A ground-truth dataset of real security patches
This dataset addresses a critical bottleneck for researchers and developers in software security by providing real, diverse data for tasks like vulnerability detection and NLP analysis, though it is incremental as it builds upon existing data sources.
The authors tackled the lack of large, diverse datasets for training machine learning models in vulnerability identification by creating a ground-truth dataset of 8057 security-relevant commits (equivalent to 5942 patches) from 1339 projects across 146 vulnerability types and 20 programming languages, including 110k non-security commits.
Training machine learning approaches for vulnerability identification and producing reliable tools to assist developers in implementing quality software -- free of vulnerabilities -- is challenging due to the lack of large datasets and real data.
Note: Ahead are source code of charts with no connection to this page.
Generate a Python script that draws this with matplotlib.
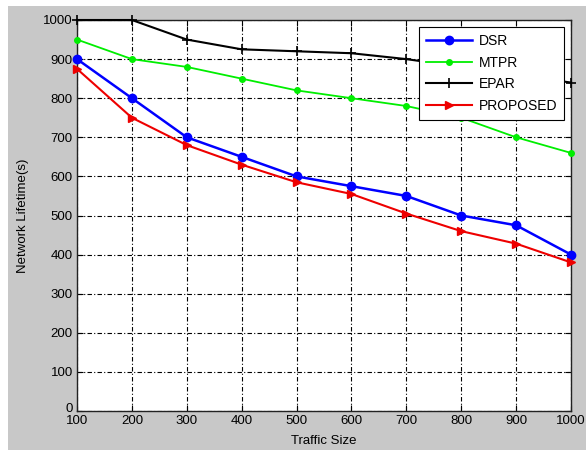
import matplotlib.pyplot as plt
import matplotlib.transforms as mtransforms
from matplotlib.patches import Rectangle

plt.rcParams['font.family'] = ['Liberation Sans', 'DejaVu Sans']

# Data
traffic = [100, 200, 300, 400, 500, 600, 700, 800, 900, 1000]
dsr = [900, 800, 700, 650, 600, 575, 550, 500, 475, 400]
mtpr = [950, 900, 880, 850, 820, 800, 780, 750, 700, 660]
epar = [1000, 1000, 950, 925, 920, 915, 900, 880, 860, 840]
proposed = [875, 750, 680, 630, 585, 555, 505, 460, 428, 380]

fig = plt.figure(figsize=(5.86, 4.5), dpi=100, facecolor='white')
# gray matlab-style figure background, offset from the white edge
fig.patches.append(Rectangle((8 / 586, 0), 1, 1 - 6 / 450, transform=fig.transFigure,
                             facecolor='#c8c8c8', edgecolor='none', zorder=-10))

ax = fig.add_axes([77 / 586, 39 / 450, 494 / 586, 391 / 450])
ax.set_facecolor('white')

ax.plot(traffic, dsr, color='#0000ff', marker='o', markersize=6, lw=1.8,
        label='DSR', clip_on=False, zorder=3)
ax.plot(traffic, mtpr, color='#00ee00', marker='.', markersize=8, lw=1.3,
        label='MTPR', clip_on=False, zorder=3)
ax.plot(traffic, epar, color='black', marker='+', markersize=7, mew=1.2, lw=1.5,
        label='EPAR', clip_on=False, zorder=3)
ax.plot(traffic, proposed, color='#ee0000', marker='>', markersize=6, lw=1.5,
        label='PROPOSED', clip_on=False, zorder=3)

ax.set_xlim(100, 1000)
ax.set_ylim(0, 1000)
ax.set_xticks(traffic)
ax.set_yticks(range(0, 1001, 100))
ax.grid(True, color='black', linestyle=(0, (4, 2, 1, 2)), linewidth=0.8)
ax.tick_params(direction='in', length=4, top=True, right=True, labelsize=9.5, pad=3)
for s in ax.spines.values():
    s.set_linewidth(1.0)
    s.set_color('#222222')

# nudge the "0" label up a little so it sits above the "100" below it
fig.canvas.draw()
zero_lbl = ax.get_yticklabels()[0]
zero_lbl.set_transform(zero_lbl.get_transform() +
                       mtransforms.ScaledTranslation(0, 3 / 100, fig.dpi_scale_trans))

ax.set_xlabel('Traffic Size', fontsize=9.5, labelpad=6)
ax.set_ylabel('Network Lifetime(s)', fontsize=9.5, labelpad=10)

leg = ax.legend(loc='upper right', fontsize=10, fancybox=False, framealpha=1,
                edgecolor='black', borderaxespad=0.5, handlelength=3.3,
                labelspacing=0.55, borderpad=0.5, handletextpad=0.5)
leg.get_frame().set_linewidth(0.8)
leg.set_zorder(5)

fig.savefig('out.png', dpi=100, facecolor=fig.get_facecolor())
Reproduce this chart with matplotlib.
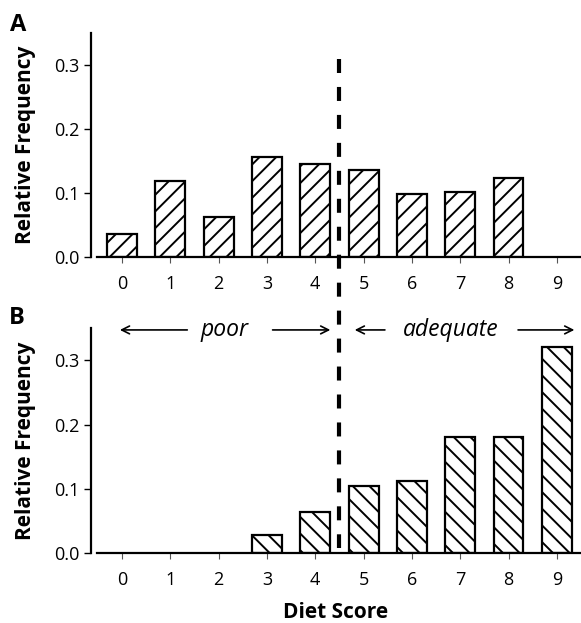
import matplotlib
matplotlib.use("Agg")
import matplotlib.pyplot as plt
from matplotlib.lines import Line2D

plt.rcParams['font.family'] = ['Open Sans', 'DejaVu Sans']
plt.rcParams['hatch.linewidth'] = 1.4

scores = [0, 1, 2, 3, 4, 5, 6, 7, 8, 9]
freq_a = [0.036, 0.118, 0.063, 0.157, 0.146, 0.136, 0.098, 0.101, 0.124, 0.0]
freq_b = [0.0, 0.0, 0.0, 0.0285, 0.064, 0.105, 0.112, 0.180, 0.181, 0.321]
yticks = [0.0, 0.1, 0.2, 0.3]
ytick_labels = ['0.0', '0.1', '0.2', '0.3']
cutoff = 4.5

fig = plt.figure(figsize=(5.81, 6.23), dpi=100)
W, H = 581, 623
axA = fig.add_axes([91 / W, 1 - 257 / H, (581 - 91) / W, (257 - 33) / H])
axB = fig.add_axes([91 / W, 1 - 553.3 / H, (581 - 91) / W, (553.3 - 328) / H])

for ax, vals, hatch in [(axA, freq_a, '//'), (axB, freq_b, '\\\\')]:
    for x, v in zip(scores, vals):
        if v > 0:
            ax.bar(x, v, width=0.62, facecolor='white', edgecolor='black',
                   linewidth=1.6, hatch=hatch, zorder=2)
    ax.set_xlim(-0.64, 9.5)
    ax.set_ylim(0, 0.35)
    ax.set_yticks(yticks)
    ax.set_yticklabels(ytick_labels)
    ax.set_xticks(scores)
    ax.set_xticklabels([str(s) for s in scores])
    for s in ['top', 'right']:
        ax.spines[s].set_visible(False)
    for s in ['left', 'bottom']:
        ax.spines[s].set_linewidth(1.6)
    ax.spines['bottom'].set_bounds(-0.52, 9.5)
    ax.tick_params(axis='y', length=5, width=1.0, labelsize=13, pad=3)
    ax.tick_params(axis='x', length=4, width=0.8, color='#555555', labelsize=13, pad=9)
    ax.set_ylabel('Relative Frequency', fontsize=15, fontweight='bold', labelpad=13)

axB.set_xlabel('Diet Score', fontsize=15, fontweight='bold', labelpad=9)

# dashed cutoff line spanning both panels
xA_disp = axA.transData.transform((cutoff, 0))[0]
xf = xA_disp / W
fig.add_artist(Line2D([xf, xf], [1 - 59 / H, 1 - 548 / H], transform=fig.transFigure,
                      color='black', linewidth=3, solid_capstyle='butt',
                      dash_capstyle='butt', linestyle=(0, (3.36, 3.35))))

# annotations in panel B
ya = 0.347
arrowkw = dict(arrowstyle='->', color='black', lw=1.2, mutation_scale=14)
axB.annotate('', xy=(-0.1, ya), xytext=(1.41, ya), arrowprops=arrowkw, annotation_clip=False)
axB.annotate('', xy=(4.37, ya), xytext=(3.06, ya), arrowprops=arrowkw, annotation_clip=False)
axB.text(2.13, ya, 'poor', style='italic', fontsize=16.5, ha='center', va='center', clip_on=False)
axB.annotate('', xy=(4.76, ya), xytext=(5.5, ya), arrowprops=arrowkw, annotation_clip=False)
axB.annotate('', xy=(9.42, ya), xytext=(8.14, ya), arrowprops=arrowkw, annotation_clip=False)
axB.text(6.81, ya, 'adequate', style='italic', fontsize=16.5, ha='center', va='center', clip_on=False)

fig.text(10 / W, 1 - 25 / H, 'A', fontsize=17, fontweight='bold', va='center', ha='left')
fig.text(9 / W, 1 - 318 / H, 'B', fontsize=17, fontweight='bold', va='center', ha='left')

fig.savefig('out.png', dpi=100)
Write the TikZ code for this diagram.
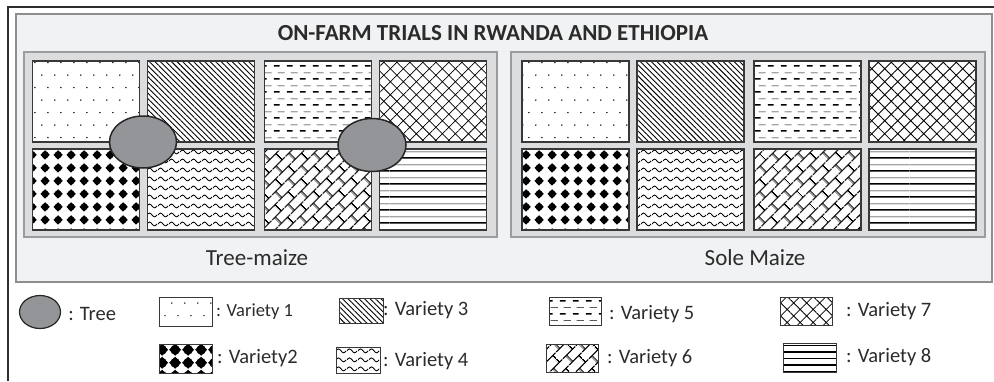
\documentclass[tikz,border=0pt]{standalone}
\usepackage{fontspec}
\setmainfont{Carlito}
\usetikzlibrary{positioning,patterns.meta,shapes.geometric}

\definecolor{framecol}{HTML}{2E2E2E}
\definecolor{boxfill}{HTML}{F1F2F3}
\definecolor{boxline}{HTML}{8E8E8E}
\definecolor{panelfill}{HTML}{DCDDDE}
\definecolor{panelline}{HTML}{9C9C9C}
\definecolor{plotline}{HTML}{383838}
\definecolor{treefill}{HTML}{939598}
\definecolor{treeline}{HTML}{262626}
\definecolor{inkcol}{HTML}{2B2B2B}

\tikzdeclarepattern{
  name=finedots, type=uncolored,
  bounding box={(0pt,0pt) and (13pt,25.4pt)},
  tile size={(13pt,25.4pt)},
  code={
    \tikzset{x=1pt,y=1pt}
    \fill (3,3) circle [radius=0.8];
    \fill (9.5,15.7) circle [radius=0.8];
  }
}
\tikzdeclarepattern{
  name=blackdots, type=uncolored,
  bounding box={(0pt,0pt) and (13pt,13pt)},
  tile size={(13pt,13pt)},
  code={
    \tikzset{x=1pt,y=1pt}
    \fill (6.5,6.5) circle [radius=3.8];
    \fill (6.5,1.5) -- (11.5,6.5) -- (6.5,11.5) -- (1.5,6.5) -- cycle;
  }
}
\tikzdeclarepattern{
  name=bigblackdots, type=uncolored,
  bounding box={(0pt,0pt) and (13pt,13pt)},
  tile size={(13pt,13pt)},
  code={
    \tikzset{x=1pt,y=1pt}
    \fill (6.5,6.5) circle [radius=5.1];
    \fill (6.5,0.2) -- (12.8,6.5) -- (6.5,12.8) -- (0.2,6.5) -- cycle;
  }
}
\tikzdeclarepattern{
  name=waves, type=uncolored,
  bounding box={(0pt,0pt) and (10.5pt,8.5pt)},
  tile size={(10.5pt,8.5pt)},
  code={
    \tikzset{x=1pt,y=1pt}
    \draw[line width=0.9pt] (0,4.25) sin (2.625,6.25) cos (5.25,4.25) sin (7.875,2.25) cos (10.5,4.25);
  }
}
\tikzdeclarepattern{
  name=dashrows, type=uncolored,
  bounding box={(0pt,0pt) and (13pt,13pt)},
  tile size={(13pt,13pt)},
  code={
    \tikzset{x=1pt,y=1pt}
    \draw[line width=1.7pt] (1,3.25) -- (7,3.25);
    \draw[line width=0.55pt] (5,9.75) -- (12.5,9.75);
  }
}
\tikzdeclarepattern{
  name=tworules, type=uncolored,
  bounding box={(0pt,0pt) and (130pt,13pt)},
  tile size={(130pt,13pt)},
  code={
    \tikzset{x=1pt,y=1pt}
    \draw[line width=1.7pt] (0,3.25) -- (130,3.25);
    \draw[line width=0.6pt] (0,9.75) -- (130,9.75);
  }
}
\tikzdeclarepattern{
  name=bricks, type=uncolored,
  bounding box={(0pt,0pt) and (18pt,18pt)},
  tile size={(18pt,18pt)},
  tile transformation={rotate=45},
  code={
    \tikzset{x=1pt,y=1pt}
    \draw[line width=1.3pt] (0,4.5) -- (18,4.5) (0,13.5) -- (18,13.5)
      (4.5,4.5) -- (4.5,13.5) (13.5,13.5) -- (13.5,18) (13.5,0) -- (13.5,4.5);
  }
}

\begin{document}
\begin{tikzpicture}[x=1pt,y=-1pt,
  plot/.style={rectangle,draw=plotline,line width=1.1pt,preaction={fill=white},minimum width=107pt,minimum height=81pt,inner sep=0pt,outer sep=0pt},
  tree/.style={ellipse,draw=treeline,fill=treefill,line width=1.5pt,inner sep=0pt},
  key/.style={rectangle,draw=plotline,line width=0.6pt,preaction={fill=white},inner sep=0pt,outer sep=0pt},
  keytext/.style={inner sep=0pt,text=inkcol,font=\fontsize{20.5}{24}\selectfont},
  paneltext/.style={inner sep=0pt,text=inkcol,font=\fontsize{23}{27}\selectfont},
  var1/.style={pattern=finedots},
  var2/.style={pattern=blackdots},
  var3/.style={pattern={Lines[angle=-45,distance=3.9pt,line width=0.9pt]}},
  var4/.style={pattern=waves},
  var5/.style={pattern=dashrows},
  var6/.style={pattern=bricks},
  var7/.style={pattern={Hatch[angle=45,distance=9.2pt,line width=0.8pt]}},
  var8/.style={pattern=tworules}]

  \useasboundingbox (0,0) rectangle (994,381);

  \draw[framecol,line width=1.5pt] (8,381) -- (8,7) -- (994,7);
  \draw[boxline,fill=boxfill,line width=1.2pt] (16,14) rectangle (992,282);
  \draw[panelline,fill=panelfill,line width=1.5pt] (24,52) rectangle (497,237);
  \draw[panelline,fill=panelfill,line width=1.5pt] (511,52) rectangle (985,237);

  \node[inner sep=0pt,text=inkcol,font=\bfseries\fontsize{23}{27}\selectfont] (title) at (493,33) {ON-FARM TRIALS IN RWANDA AND ETHIOPIA};

  \node[plot,var1] (t1) at (86,101.5) {};
  \node[plot,var3] (t2) [right=8pt of t1] {};
  \node[plot,var5] (t3) [right=10pt of t2] {};
  \node[plot,var7] (t4) [right=8pt of t3] {};
  \node[plot,var2] (t5) [below=7pt of t1] {};
  \node[plot,var4] (t6) [below=7pt of t2] {};
  \node[plot,var6] (t7) [below=7pt of t3] {};
  \node[plot,var8] (t8) [below=7pt of t4] {};

  \node[plot,var1] (s1) at (575.5,101.5) {};
  \node[plot,var3] (s2) [right=8pt of s1] {};
  \node[plot,var5] (s3) [right=10pt of s2] {};
  \node[plot,var7] (s4) [right=8pt of s3] {};
  \node[plot,var2] (s5) [below=7pt of s1] {};
  \node[plot,var4] (s6) [below=7pt of s2] {};
  \node[plot,var6] (s7) [below=7pt of s3] {};
  \node[plot,var8] (s8) [below=7pt of s4] {};

  \node[tree,minimum width=67pt,minimum height=52pt] (tree1) at (143,142) {};
  \node[tree,minimum width=68pt,minimum height=53pt] (tree2) at (372,145) {};

  \node[paneltext] (tmlabel) at (257,258) {Tree-maize};
  \node[paneltext] (smlabel) at (755,258) {Sole Maize};

  \node[tree,minimum width=41pt,minimum height=33pt,line width=1.2pt] (k0) at (40,312) {};
  \node[key,var1,minimum width=53pt,minimum height=29pt] (k1) at (185.5,311.5) {};
  \node[key,pattern=bigblackdots,minimum width=53pt,minimum height=29pt] (k2) at (185.5,358.5) {};
  \node[key,var3,minimum width=44pt,minimum height=25pt] (k3) at (361,310.5) {};
  \node[key,var4,minimum width=44pt,minimum height=26pt] (k4) at (358,360) {};
  \node[key,var5,minimum width=52pt,minimum height=28pt] (k5) at (575,311) {};
  \node[key,var6,minimum width=52pt,minimum height=28pt] (k6) at (572,358) {};
  \node[key,var7,minimum width=52pt,minimum height=28pt] (k7) at (806,311) {};
  \node[key,var8,minimum width=53pt,minimum height=29pt] (k8) at (809.5,357.5) {};

  \node[keytext] (l0) [right=7pt of k0,yshift=-2pt] {: Tree};
  \node[keytext,font=\fontsize{18.5}{22}\selectfont] (l1) [right=4pt of k1] {: Variety 1};
  \node[keytext] (l2) [right=5pt of k2] {: Variety2};
  \node[keytext] (l3) [right=0pt of k3] {: Variety 3};
  \node[keytext] (l4) [right=3pt of k4,yshift=-1pt] {: Variety 4};
  \node[keytext] (l5) [right=8pt of k5,yshift=-3pt] {: Variety 5};
  \node[keytext] (l6) [right=9pt of k6] {: Variety 6};
  \node[keytext] (l7) [right=14pt of k7] {: Variety 7};
  \node[keytext] (l8) [right=10pt of k8] {: Variety 8};

\end{tikzpicture}
\end{document}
Researchers have been looking at these issues and building datasets. However, these datasets usually miss natural language artifacts and programming language diversity. We scraped the entire CVE details database for GitHub references and augmented the data with 3 security-related datasets. We used the data to create a ground-truth dataset of natural language artifacts (such as commit messages, commits comments, and summaries), meta-data and code changes. Our dataset integrates a total of 8057 security-relevant commits -- the equivalent to 5942 security patches -- from 1339 different projects spanning 146 different types of vulnerabilities and 20 languages. A dataset of 110k non-security-related commits is also provided. Data and scripts are all available on GitHub. Data is stored in a .CSV file. Codebases can be downloaded using our scripts. Our dataset is a valuable asset to answer research questions on different topics such as the identification of security-relevant information using NLP models; software engineering and security best practices; and, vulnerability detection and patching; and, security program analysis.